3 Jun 2014

US sets out sweeping climate plan

8:32 am on 3 June 2014

The Obama administration has set out ambitious plans to cut pollution from US power plants, to help ease global warming.

The US Environmental Protection Agency's (EPA) Clean Power Plan seeks to cut carbon emissions by 30% by 2030.

EPA Administrator Gina McCarthy signs new regulations for power plants.

EPA Administrator Gina McCarthy signs new regulations for power plants. Photo: AFP

EPA Administrator Gina McCarthy was unveiling the proposals, which mark the most sweeping and significant environmental regulations introduced by the administration.

"Although we limit pollutants like mercury, arsenic, sulphur currently there are no limits on carbon pollution from power plants," she said.

"For the sake of our families' health and for our kids' future we have a moral obligation to act on climate."

The rules seek to reduce carbon emissions by 30% below 2005 levels, which the EPA says is equal to the emissions from powering more than half the homes in the US for one year.

Particle pollution, sulphur dioxide and nitrogen oxides may also be reduced by more than 25% as a co-benefit, the EPA wrote.

Critics have argued the new US rules will cause power plants to close and electricity prices to rise and could harm the economies of America's coal-producing regions.

But the EPA estimates the new rules will shrink electricity bills by 8% by increasing energy efficiency and reducing demand on the electricity system.

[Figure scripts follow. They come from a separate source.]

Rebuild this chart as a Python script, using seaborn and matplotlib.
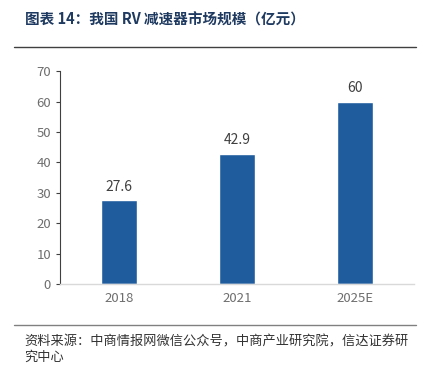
import matplotlib
matplotlib.use("Agg")
import matplotlib.pyplot as plt
import seaborn as sns
import pandas as pd
from matplotlib.lines import Line2D

years = ["2018", "2021", "2025E"]
values = [27.6, 42.9, 60]
yticks = [0, 10, 20, 30, 40, 50, 60, 70]

title = "图表 14：我国 RV 减速器市场规模（亿元）"
source1 = "资料来源：中商情报网微信公众号，中商产业研究院，信达证券研"
source2 = "究中心"

sns.set_style("white")
plt.rcParams['font.family'] = ['Noto Sans CJK SC', 'DejaVu Sans']

df = pd.DataFrame({"year": years, "value": values})

fig = plt.figure(figsize=(4.32, 3.65), dpi=100)
ax = fig.add_axes([0.139, 0.222, 0.819, 0.583])

bar_color = "#1F5C9E"
sns.barplot(data=df, x="year", y="value", color=bar_color, width=0.31,
            saturation=1, ax=ax)

for i, v in enumerate(values):
    ax.text(i, v + 2.0, f"{v:g}", ha="center", va="bottom",
            fontsize=10, color="#404040")

ax.set_ylim(0, 70)
ax.set_xlim(-0.5, 2.5)
ax.set_yticks(yticks)
ax.set_xlabel("")
ax.set_ylabel("")
ax.tick_params(axis="y", direction="out", length=3, width=0.8,
               colors="#404040", labelcolor="#6E6E6E", labelsize=9.5, left=True)
ax.tick_params(axis="x", length=0, labelcolor="#6E6E6E", labelsize=9.5, pad=6)

for s in ["top", "right"]:
    ax.spines[s].set_visible(False)
ax.spines["left"].set_color("#404040")
ax.spines["left"].set_linewidth(0.8)
ax.spines["bottom"].set_color("#D9D9D9")
ax.spines["bottom"].set_linewidth(1.0)

# title and rules
fig.text(25 / 432, 1 - 20 / 365, title, fontsize=10.5, fontweight="bold",
         color="#1F3A60", ha="left", va="center")
fig.add_artist(Line2D([14 / 432, 416 / 432], [1 - 47 / 365, 1 - 47 / 365],
                      color="#404040", linewidth=1.0))
fig.add_artist(Line2D([14 / 432, 416 / 432], [1 - 325 / 365, 1 - 325 / 365],
                      color="#808080", linewidth=1.0))

fig.text(24 / 432, 1 - 342 / 365, source1, fontsize=9.5, style="italic",
         color="#333333", ha="left", va="center")
fig.text(24 / 432, 1 - 357 / 365, source2, fontsize=9.5, style="italic",
         color="#333333", ha="left", va="center")

fig.savefig("out.png", dpi=100)
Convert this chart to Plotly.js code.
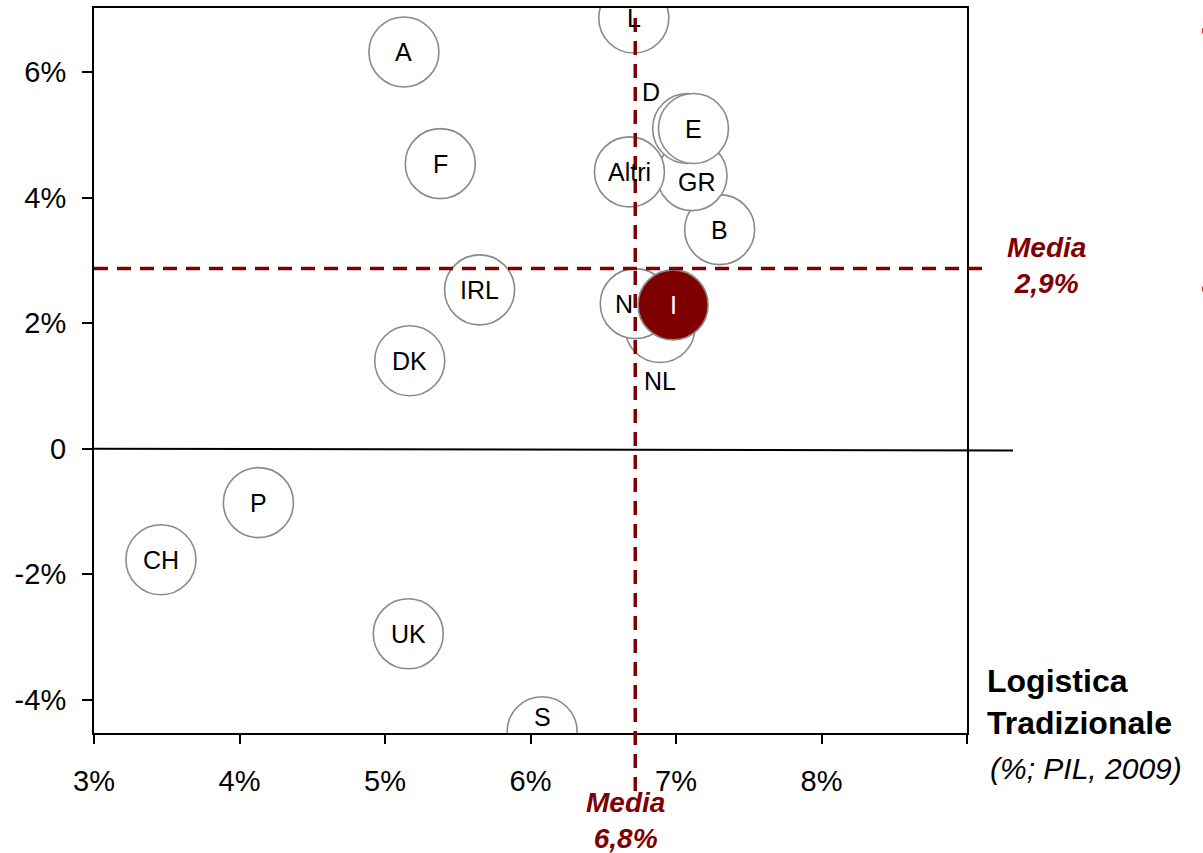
<!DOCTYPE html>
<html>
<head>
<meta charset="utf-8">
<script src="https://cdn.plot.ly/plotly-3.0.1.min.js"></script>
<style>html,body{margin:0;padding:0;background:#fff;}#chart{width:1203px;height:853px;}</style>
</head>
<body>
<div id="chart"></div>
<script>
// ---- data ----
const countries = ["A","L","F","IRL","DK","P","CH","UK","S","B","GR","D","E","Altri","NL","N","I"];
const logisticaTradizionale = [5.13,6.71,5.38,5.65,5.17,4.13,3.46,5.16,6.08,7.30,7.11,7.08,7.12,6.68,6.89,6.72,6.98];
const crescita = [6.32,6.86,4.54,2.53,1.40,-0.86,-1.77,-2.95,-4.51,3.49,4.35,5.10,5.10,4.41,1.93,2.31,2.29];
const mediaX = 6.72;
const mediaY = 2.87;
const mediaXLabel = "Media<br>6,8%";
const mediaYLabel = "Media<br>2,9%";
const xTickVals = [3,4,5,6,7,8,9];
const xTickText = ["3%","4%","5%","6%","7%","8%",""];
const yTickVals = [6,4,2,0,-2,-4];
const yTickText = ["6%","4%","2%","0","-2%","-4%"];
const highlight = "I";

// ---- style ----
const DARKRED = "#7f0000";
const FONT = "Liberation Sans, Arial, sans-serif";
const labelShift = {D:{x:-37,y:37}, NL:{x:0,y:-53}, S:{x:0,y:15}, N:{x:-11,y:0}, GR:{x:5,y:-6}};

const colors = countries.map(c => c === highlight ? DARKRED : "#ffffff");

const trace = {
  type: "scatter",
  mode: "markers",
  x: logisticaTradizionale,
  y: crescita,
  cliponaxis: true,
  hoverinfo: "skip",
  marker: {size: 70, color: colors, line: {color: "#8a8a8a", width: 1.6}}
};

const annotations = countries.map((c, i) => ({
  x: logisticaTradizionale[i], y: crescita[i], xref: "x", yref: "y",
  text: c, showarrow: false,
  xshift: (labelShift[c] || {x:0}).x, yshift: (labelShift[c] || {y:0}).y,
  font: {family: FONT, size: 25, color: c === highlight ? "#ffffff" : "#000000"}
}));

annotations.push(
  {xref:"paper", yref:"paper", x:1.0916, y:0.6455, xanchor:"center", yanchor:"middle",
   text: mediaYLabel, showarrow:false,
   font:{family:FONT, size:28, color:DARKRED, weight:"bold", style:"italic"}},
  {xref:"paper", yref:"paper", x:0.609, y:-0.12, xanchor:"center", yanchor:"middle",
   text: mediaXLabel, showarrow:false,
   font:{family:FONT, size:28, color:DARKRED, weight:"bold", style:"italic"}},
  {xref:"paper", yref:"paper", x:1.0206, y:0.0428, xanchor:"left", yanchor:"middle", align:"left",
   text: "Logistica<br>Tradizionale", showarrow:false,
   font:{family:FONT, size:32, color:"#000000", weight:"bold"}},
  {xref:"paper", yref:"paper", x:1.024, y:-0.0483, xanchor:"left", yanchor:"middle",
   text: "(%; PIL, 2009)", showarrow:false,
   font:{family:FONT, size:30, color:"#000000", style:"italic"}}
);

const shapes = [
  {type:"line", xref:"paper", yref:"y", x0:0, x1:1.0527, y0:0, y1:-0.03,
   line:{color:"#000000", width:2}},
  {type:"line", xref:"x", yref:"paper", x0:mediaX, x1:mediaX, y0:-0.08, y1:0.99,
   line:{color:DARKRED, width:3.5, dash:"14px,9px"}},
  {type:"line", xref:"paper", yref:"y", x0:0, x1:1.0206, y0:mediaY, y1:mediaY,
   line:{color:DARKRED, width:3.5, dash:"14px,9px"}},
  {type:"rect", xref:"paper", yref:"paper", x0:1.2694, x1:1.2715, y0:0.965, y1:0.972,
   line:{width:0}, fillcolor:"#c00000"},
  {type:"rect", xref:"paper", yref:"paper", x0:1.2694, x1:1.2715, y0:0.609, y1:0.616,
   line:{width:0}, fillcolor:"#c00000"}
];

const layout = {
  width: 1203, height: 853,
  margin: {l:94, r:236, t:8, b:120},
  paper_bgcolor: "#ffffff", plot_bgcolor: "#ffffff",
  showlegend: false,
  font: {family: FONT, color: "#000000"},
  xaxis: {
    range: [3, 9], tickvals: xTickVals, ticktext: xTickText,
    showgrid: false, zeroline: false, showline: true, mirror: true,
    linecolor: "#000000", linewidth: 2,
    ticks: "outside", ticklen: 9, tickwidth: 2, tickcolor: "#000000",
    ticklabelstandoff: 12,
    tickfont: {family: FONT, size: 29, color: "#000000"}
  },
  yaxis: {
    range: [-4.53, 7.02], tickvals: yTickVals, ticktext: yTickText,
    showgrid: false, zeroline: false, showline: true, mirror: true,
    linecolor: "#000000", linewidth: 2,
    ticks: "outside", ticklen: 10, tickwidth: 2, tickcolor: "#000000",
    ticklabelstandoff: 10,
    tickfont: {family: FONT, size: 29, color: "#000000"}
  },
  shapes: shapes,
  annotations: annotations
};

Plotly.newPlot("chart", [trace], layout, {displayModeBar: false, staticPlot: true});
</script>
</body>
</html>
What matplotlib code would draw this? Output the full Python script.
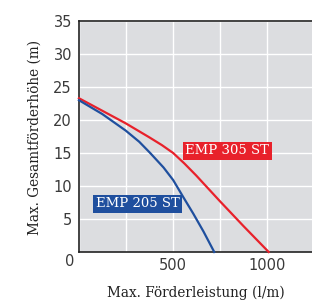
import matplotlib
matplotlib.use("Agg")
import matplotlib.pyplot as plt

# Data
emp305_flow = [0, 124, 248, 372, 440, 500, 560, 622, 748, 874, 1007]
emp305_head = [23.3, 21.4, 19.5, 17.4, 16.2, 15.0, 13.4, 11.6, 7.7, 3.9, 0.0]
emp205_flow = [0, 124, 248, 320, 378, 449, 500, 554, 607, 661, 718]
emp205_head = [23.0, 20.9, 18.4, 16.7, 15.0, 12.8, 10.9, 8.3, 5.8, 3.1, 0.0]
y_ticks = [5, 10, 15, 20, 25, 30, 35]
x_ticks = [500, 1000]
label_305 = "EMP 305 ST"
label_205 = "EMP 205 ST"

red = "#e8212b"
blue = "#1f4f9e"

fig = plt.figure(figsize=(3.12, 3.0), dpi=100)
ax = fig.add_axes([0.253, 0.16, 0.755, 0.77])
ax.set_facecolor("#dcdde0")
ax.set_xlim(0, 1250)
ax.set_ylim(0, 35)

grid_x = [0, 250, 500, 750, 1000, 1250]
ax.set_xticks(grid_x)
ax.set_xticklabels([str(v) if v in x_ticks else "" for v in grid_x])
ax.set_yticks([0] + y_ticks)
ax.set_yticklabels([""] + [str(v) for v in y_ticks])
ax.grid(True, color="white", linewidth=1.0)
ax.set_axisbelow(True)
ax.tick_params(length=0, labelsize=10.5, labelcolor="#3a3a3a")
ax.tick_params(axis="y", pad=5)
ax.tick_params(axis="x", pad=4)

for s in ["left", "bottom", "top"]:
    ax.spines[s].set_color("#222222")
    ax.spines[s].set_linewidth(1.2)
ax.spines["right"].set_visible(False)

ax.plot(emp305_flow, emp305_head, color=red, linewidth=1.6, clip_on=False, zorder=3)
ax.plot(emp205_flow, emp205_head, color=blue, linewidth=1.6, clip_on=False, zorder=3)

ax.text(565, 15.35, label_305, color="white", fontsize=9.5, family="DejaVu Serif",
        va="center", ha="left", zorder=5,
        bbox=dict(boxstyle="square,pad=0.18", fc=red, ec="none"))
ax.text(88, 7.3, label_205, color="white", fontsize=9.5, family="DejaVu Serif",
        va="center", ha="left", zorder=5,
        bbox=dict(boxstyle="square,pad=0.18", fc=blue, ec="none"))

fig.text(70 / 312, 1 - 262 / 300, "0", fontsize=10.5, color="#3a3a3a",
         ha="center", va="center")

fig.text(196 / 312, 1 - 293 / 300, "Max. Förderleistung (l/m)", fontsize=9.8,
         color="#222222", ha="center", va="center", family="DejaVu Serif")
fig.text(35 / 312, 1 - 137.5 / 300, "Max. Gesamtförderhöhe (m)", fontsize=9.8,
         color="#222222", ha="center", va="center", rotation=90, family="DejaVu Serif")

fig.savefig("out.png", dpi=100)
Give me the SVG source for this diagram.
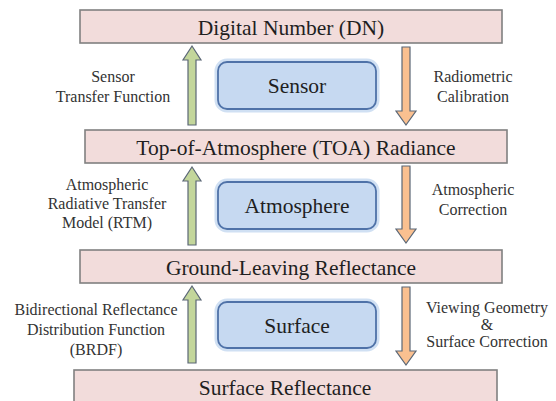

In 2010, Senate Republicans blocked a Democratic effort to pass a bill limiting carbon-dioxide emissions and allowing companies to buy and sell permits to pollute.

The Obama administration is now relying on a 2007 US Supreme Court ruling that gave the EPA, part of the executive branch of the US government under Mr Obama's control, the authority to regulate carbon dioxide under the Clean Air Act without action by Congress, the BBC reports.